Exercise task:
Return every line of the data below that includes the string "this".

++++++++

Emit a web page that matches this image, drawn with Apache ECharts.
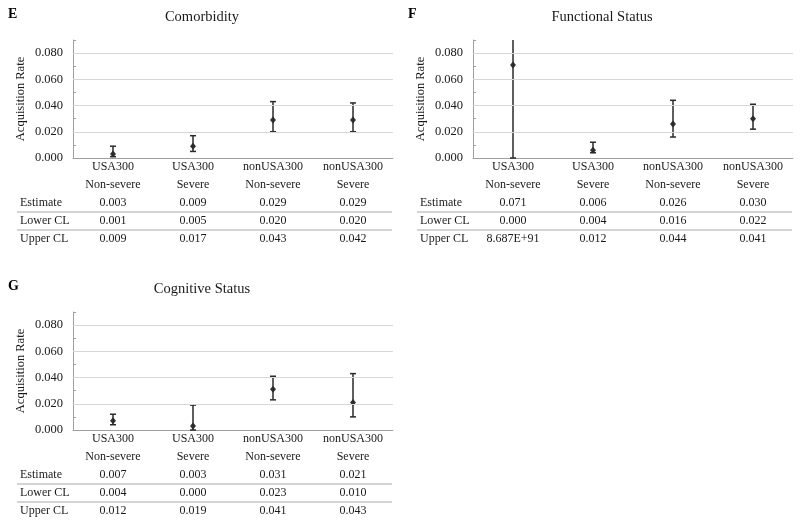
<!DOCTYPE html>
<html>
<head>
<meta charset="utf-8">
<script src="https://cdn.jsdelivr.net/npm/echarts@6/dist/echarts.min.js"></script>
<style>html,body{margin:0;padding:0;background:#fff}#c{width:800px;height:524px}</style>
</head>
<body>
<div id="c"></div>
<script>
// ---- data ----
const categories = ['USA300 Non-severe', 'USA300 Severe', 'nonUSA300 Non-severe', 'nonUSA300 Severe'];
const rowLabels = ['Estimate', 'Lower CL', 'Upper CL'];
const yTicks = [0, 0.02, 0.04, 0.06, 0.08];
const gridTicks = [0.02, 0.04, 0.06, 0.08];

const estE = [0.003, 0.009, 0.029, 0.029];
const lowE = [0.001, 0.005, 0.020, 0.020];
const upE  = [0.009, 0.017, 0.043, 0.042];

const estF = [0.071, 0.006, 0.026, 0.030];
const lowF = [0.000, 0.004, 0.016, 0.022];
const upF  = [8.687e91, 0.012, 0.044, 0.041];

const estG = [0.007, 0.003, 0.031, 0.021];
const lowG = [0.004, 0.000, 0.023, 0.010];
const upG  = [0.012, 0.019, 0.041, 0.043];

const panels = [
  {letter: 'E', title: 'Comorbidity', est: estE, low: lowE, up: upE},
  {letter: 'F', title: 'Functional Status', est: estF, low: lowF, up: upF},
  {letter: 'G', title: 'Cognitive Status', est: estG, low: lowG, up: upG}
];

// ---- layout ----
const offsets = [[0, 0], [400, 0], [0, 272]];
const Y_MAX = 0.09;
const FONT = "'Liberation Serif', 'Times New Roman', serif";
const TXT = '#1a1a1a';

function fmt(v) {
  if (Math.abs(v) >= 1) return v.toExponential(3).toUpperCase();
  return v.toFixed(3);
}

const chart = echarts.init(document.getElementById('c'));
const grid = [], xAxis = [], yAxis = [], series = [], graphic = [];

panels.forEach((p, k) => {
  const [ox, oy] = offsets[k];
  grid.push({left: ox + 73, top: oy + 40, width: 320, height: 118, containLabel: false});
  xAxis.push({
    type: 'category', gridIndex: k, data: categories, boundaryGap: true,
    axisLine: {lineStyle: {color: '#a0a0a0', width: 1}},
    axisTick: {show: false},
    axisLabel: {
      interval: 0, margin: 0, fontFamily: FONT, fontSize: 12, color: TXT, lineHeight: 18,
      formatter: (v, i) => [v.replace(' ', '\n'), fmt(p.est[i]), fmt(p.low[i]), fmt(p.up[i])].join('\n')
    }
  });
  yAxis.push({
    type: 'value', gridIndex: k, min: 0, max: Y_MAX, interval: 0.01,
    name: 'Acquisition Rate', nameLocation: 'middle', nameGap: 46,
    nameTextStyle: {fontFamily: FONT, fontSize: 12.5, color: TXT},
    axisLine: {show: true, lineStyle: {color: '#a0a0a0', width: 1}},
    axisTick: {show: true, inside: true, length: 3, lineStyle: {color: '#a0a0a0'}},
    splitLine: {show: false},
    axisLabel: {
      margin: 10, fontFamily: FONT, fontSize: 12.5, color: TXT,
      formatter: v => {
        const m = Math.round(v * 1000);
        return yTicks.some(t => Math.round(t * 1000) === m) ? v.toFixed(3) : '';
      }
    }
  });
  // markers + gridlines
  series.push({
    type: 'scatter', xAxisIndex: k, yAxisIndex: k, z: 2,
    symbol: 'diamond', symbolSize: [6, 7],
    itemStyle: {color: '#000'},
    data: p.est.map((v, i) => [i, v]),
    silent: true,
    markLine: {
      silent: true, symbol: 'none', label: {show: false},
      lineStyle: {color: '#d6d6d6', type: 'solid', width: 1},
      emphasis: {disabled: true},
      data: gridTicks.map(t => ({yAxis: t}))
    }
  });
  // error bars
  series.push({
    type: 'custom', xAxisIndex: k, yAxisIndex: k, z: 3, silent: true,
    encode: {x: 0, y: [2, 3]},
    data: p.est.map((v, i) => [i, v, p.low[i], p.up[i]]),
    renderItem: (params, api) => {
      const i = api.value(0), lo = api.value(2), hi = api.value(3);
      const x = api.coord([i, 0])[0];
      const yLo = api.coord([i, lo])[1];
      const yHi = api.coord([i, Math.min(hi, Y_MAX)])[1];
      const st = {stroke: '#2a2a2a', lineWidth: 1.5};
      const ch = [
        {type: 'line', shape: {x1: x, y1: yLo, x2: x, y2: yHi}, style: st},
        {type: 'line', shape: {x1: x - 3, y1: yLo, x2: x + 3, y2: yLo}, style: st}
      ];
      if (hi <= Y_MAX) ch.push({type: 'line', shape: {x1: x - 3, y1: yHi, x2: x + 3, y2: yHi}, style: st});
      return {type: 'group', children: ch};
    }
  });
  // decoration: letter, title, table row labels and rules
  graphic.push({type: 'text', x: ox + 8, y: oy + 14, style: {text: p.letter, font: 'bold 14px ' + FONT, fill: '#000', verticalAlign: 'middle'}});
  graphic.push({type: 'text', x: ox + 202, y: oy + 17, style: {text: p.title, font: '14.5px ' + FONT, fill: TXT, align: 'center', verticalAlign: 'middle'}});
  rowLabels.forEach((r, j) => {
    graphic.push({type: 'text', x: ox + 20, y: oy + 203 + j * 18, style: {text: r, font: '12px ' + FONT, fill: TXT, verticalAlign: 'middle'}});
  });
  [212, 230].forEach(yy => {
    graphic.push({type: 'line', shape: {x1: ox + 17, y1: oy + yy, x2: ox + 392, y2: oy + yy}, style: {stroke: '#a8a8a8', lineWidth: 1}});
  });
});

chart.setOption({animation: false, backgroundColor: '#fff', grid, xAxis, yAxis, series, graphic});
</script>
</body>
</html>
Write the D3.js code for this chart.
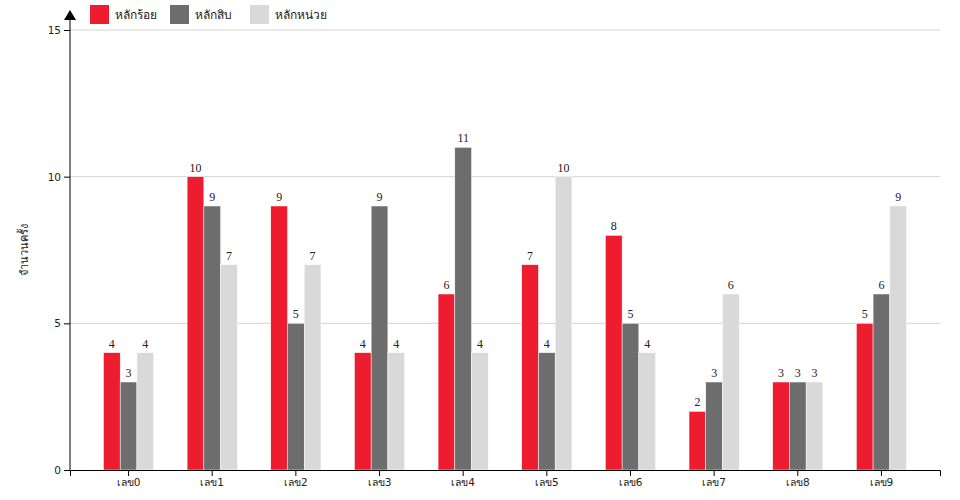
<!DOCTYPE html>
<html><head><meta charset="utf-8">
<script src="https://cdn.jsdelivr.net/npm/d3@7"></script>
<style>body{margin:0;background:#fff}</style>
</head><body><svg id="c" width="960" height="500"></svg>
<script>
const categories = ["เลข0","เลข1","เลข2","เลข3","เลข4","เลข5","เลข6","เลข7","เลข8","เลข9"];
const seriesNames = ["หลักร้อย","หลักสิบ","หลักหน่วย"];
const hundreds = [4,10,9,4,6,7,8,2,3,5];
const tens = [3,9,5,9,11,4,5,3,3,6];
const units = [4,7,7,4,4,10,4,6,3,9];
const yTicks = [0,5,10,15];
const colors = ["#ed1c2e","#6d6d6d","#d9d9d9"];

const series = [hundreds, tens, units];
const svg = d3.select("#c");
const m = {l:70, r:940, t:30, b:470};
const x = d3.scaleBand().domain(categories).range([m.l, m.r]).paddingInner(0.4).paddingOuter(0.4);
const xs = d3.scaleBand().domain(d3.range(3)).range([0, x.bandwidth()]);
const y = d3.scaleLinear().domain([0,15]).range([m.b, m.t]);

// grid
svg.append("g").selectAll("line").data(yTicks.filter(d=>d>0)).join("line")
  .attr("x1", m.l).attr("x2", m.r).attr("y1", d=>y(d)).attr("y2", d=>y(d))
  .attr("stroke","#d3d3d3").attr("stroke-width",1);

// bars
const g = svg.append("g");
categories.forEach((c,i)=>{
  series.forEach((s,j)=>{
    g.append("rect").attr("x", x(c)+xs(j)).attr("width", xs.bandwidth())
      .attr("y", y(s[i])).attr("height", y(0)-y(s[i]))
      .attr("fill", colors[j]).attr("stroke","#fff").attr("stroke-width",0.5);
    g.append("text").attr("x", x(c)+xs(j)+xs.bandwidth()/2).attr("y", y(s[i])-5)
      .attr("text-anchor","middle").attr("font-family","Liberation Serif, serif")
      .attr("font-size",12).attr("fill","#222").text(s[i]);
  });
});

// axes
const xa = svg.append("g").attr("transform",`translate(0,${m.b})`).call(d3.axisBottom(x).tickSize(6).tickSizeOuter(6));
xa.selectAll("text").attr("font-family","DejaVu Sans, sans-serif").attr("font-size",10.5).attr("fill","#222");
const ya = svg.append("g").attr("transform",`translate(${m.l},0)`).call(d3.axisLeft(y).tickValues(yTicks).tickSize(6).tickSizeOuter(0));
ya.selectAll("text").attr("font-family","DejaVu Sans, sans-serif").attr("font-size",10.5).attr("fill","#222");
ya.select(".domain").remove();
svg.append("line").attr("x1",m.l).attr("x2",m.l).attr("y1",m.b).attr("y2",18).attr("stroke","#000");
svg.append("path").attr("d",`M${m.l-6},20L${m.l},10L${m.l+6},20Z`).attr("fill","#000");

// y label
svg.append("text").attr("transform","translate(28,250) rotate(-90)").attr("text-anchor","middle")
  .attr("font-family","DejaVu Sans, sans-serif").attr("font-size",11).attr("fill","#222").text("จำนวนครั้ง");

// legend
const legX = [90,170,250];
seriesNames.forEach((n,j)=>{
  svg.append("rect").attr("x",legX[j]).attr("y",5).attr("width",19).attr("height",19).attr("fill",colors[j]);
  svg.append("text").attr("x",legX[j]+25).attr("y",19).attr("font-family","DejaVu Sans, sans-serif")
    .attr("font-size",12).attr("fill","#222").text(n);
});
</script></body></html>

++++++++

Full response:
Emit a web page that matches this image, drawn with Apache ECharts.
Write the D3.js code for this chart.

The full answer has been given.